◆ RECORDS SHOWN:
--- Start ---
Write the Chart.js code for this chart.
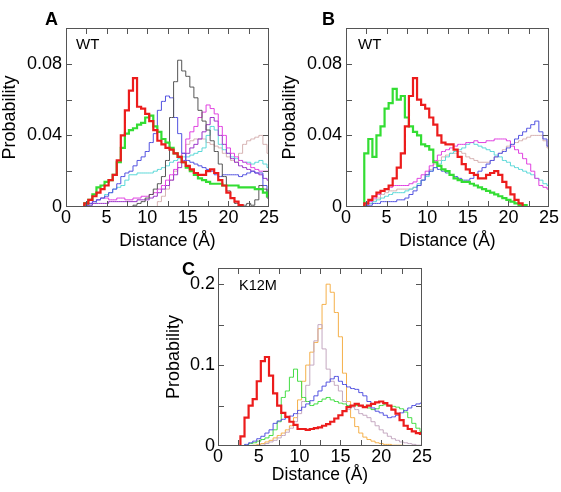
--- End ---
--- Start ---
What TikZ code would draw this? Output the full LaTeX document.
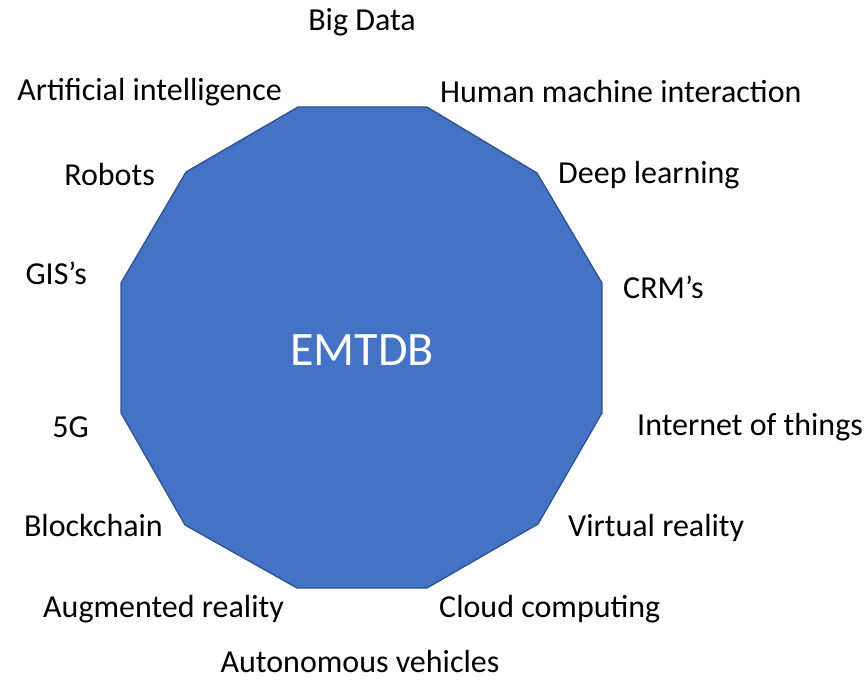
--- End ---
--- Start ---
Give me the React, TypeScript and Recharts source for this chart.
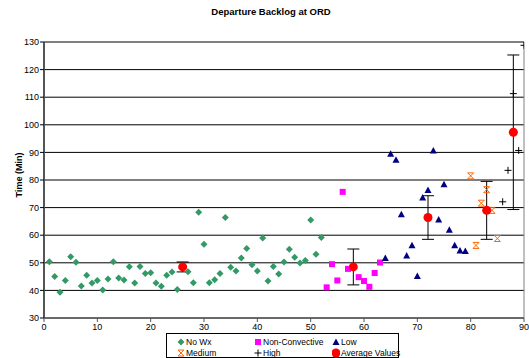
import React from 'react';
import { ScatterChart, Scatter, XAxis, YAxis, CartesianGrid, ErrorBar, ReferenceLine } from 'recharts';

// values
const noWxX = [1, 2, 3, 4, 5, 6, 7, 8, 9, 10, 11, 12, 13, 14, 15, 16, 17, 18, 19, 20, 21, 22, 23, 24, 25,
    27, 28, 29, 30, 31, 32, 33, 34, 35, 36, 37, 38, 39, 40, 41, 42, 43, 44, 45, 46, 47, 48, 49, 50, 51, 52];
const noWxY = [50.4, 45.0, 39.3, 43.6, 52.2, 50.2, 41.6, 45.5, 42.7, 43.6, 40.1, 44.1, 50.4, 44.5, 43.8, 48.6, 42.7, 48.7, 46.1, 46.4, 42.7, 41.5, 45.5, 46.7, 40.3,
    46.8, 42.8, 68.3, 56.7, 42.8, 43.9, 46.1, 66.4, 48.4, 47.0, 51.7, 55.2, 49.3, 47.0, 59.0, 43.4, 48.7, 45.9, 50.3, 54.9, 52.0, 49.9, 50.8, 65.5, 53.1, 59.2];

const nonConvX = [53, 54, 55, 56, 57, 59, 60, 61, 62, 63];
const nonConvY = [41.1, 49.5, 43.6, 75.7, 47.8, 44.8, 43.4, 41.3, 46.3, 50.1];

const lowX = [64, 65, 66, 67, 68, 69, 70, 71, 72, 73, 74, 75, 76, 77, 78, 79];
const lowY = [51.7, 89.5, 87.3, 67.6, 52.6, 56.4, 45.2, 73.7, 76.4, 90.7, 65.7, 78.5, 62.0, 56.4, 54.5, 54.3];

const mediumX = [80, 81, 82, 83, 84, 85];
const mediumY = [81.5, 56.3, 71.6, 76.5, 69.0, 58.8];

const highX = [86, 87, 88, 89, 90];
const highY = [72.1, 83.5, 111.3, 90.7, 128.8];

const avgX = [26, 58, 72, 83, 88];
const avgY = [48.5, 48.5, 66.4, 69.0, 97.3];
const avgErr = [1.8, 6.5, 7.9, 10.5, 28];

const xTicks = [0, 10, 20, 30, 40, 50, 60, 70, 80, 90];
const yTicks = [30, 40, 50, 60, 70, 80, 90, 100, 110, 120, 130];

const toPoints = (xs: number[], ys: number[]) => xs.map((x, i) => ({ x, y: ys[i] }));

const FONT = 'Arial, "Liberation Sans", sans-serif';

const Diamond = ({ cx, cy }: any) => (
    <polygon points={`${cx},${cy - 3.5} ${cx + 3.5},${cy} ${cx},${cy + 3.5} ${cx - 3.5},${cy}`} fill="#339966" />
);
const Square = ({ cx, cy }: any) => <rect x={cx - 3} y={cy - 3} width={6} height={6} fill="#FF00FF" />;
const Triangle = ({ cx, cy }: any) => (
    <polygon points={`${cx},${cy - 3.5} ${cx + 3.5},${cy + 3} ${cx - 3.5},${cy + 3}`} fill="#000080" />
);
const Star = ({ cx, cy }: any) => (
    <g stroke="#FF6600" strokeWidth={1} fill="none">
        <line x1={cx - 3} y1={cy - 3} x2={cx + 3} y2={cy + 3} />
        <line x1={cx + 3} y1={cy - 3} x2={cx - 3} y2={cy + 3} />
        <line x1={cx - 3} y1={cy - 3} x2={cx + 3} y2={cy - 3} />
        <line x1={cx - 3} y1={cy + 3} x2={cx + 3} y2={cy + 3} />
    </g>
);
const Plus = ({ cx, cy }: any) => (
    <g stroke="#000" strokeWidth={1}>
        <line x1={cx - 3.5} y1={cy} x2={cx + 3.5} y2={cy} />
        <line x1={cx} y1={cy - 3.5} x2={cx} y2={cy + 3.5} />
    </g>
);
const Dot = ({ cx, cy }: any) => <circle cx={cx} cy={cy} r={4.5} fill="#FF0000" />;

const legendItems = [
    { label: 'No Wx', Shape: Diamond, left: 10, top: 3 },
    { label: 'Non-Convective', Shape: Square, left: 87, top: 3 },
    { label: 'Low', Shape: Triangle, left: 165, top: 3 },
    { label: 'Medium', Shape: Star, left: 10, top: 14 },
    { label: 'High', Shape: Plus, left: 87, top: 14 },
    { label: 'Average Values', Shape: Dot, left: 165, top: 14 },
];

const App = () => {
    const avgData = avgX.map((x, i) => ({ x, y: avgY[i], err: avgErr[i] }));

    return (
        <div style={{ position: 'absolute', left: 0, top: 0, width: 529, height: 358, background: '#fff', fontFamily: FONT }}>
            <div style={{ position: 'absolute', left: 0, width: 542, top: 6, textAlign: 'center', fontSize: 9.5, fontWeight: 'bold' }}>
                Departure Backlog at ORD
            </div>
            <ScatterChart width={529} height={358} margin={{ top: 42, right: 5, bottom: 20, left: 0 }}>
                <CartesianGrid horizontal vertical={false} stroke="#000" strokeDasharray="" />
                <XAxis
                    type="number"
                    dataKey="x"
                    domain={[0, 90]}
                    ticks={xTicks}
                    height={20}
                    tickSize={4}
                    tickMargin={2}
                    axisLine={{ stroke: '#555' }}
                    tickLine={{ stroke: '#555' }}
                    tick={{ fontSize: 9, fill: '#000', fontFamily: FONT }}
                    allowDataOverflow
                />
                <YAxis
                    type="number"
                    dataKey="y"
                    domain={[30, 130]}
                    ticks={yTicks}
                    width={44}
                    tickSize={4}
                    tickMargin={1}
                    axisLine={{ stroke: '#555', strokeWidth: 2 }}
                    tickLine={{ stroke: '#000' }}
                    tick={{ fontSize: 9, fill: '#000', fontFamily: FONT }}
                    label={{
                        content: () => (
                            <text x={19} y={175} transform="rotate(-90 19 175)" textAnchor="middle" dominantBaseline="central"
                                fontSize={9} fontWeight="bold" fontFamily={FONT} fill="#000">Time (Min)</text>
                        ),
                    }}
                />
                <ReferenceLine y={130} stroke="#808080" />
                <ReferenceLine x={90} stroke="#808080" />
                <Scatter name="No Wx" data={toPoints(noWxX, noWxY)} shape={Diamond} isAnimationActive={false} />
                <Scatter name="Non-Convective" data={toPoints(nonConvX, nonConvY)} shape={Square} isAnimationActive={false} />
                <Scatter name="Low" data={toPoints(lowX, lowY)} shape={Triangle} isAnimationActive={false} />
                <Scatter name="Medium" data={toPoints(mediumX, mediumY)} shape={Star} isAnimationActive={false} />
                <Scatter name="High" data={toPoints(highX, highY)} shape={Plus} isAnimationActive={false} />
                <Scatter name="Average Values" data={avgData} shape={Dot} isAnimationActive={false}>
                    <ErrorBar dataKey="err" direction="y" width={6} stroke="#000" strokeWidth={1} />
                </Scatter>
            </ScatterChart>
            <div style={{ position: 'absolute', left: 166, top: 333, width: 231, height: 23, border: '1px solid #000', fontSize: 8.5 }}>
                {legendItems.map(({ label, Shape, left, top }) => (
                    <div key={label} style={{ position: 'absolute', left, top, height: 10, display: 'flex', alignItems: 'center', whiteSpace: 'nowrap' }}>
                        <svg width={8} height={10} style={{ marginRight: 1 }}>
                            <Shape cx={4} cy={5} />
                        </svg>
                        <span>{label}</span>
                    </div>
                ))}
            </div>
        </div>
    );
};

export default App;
--- End ---
◆ TO BE DONE: Read the entries above, then pull out the lines that include "code".

◆ COMPLETED TASK:
Write the Chart.js code for this chart.
What TikZ code would draw this? Output the full LaTeX document.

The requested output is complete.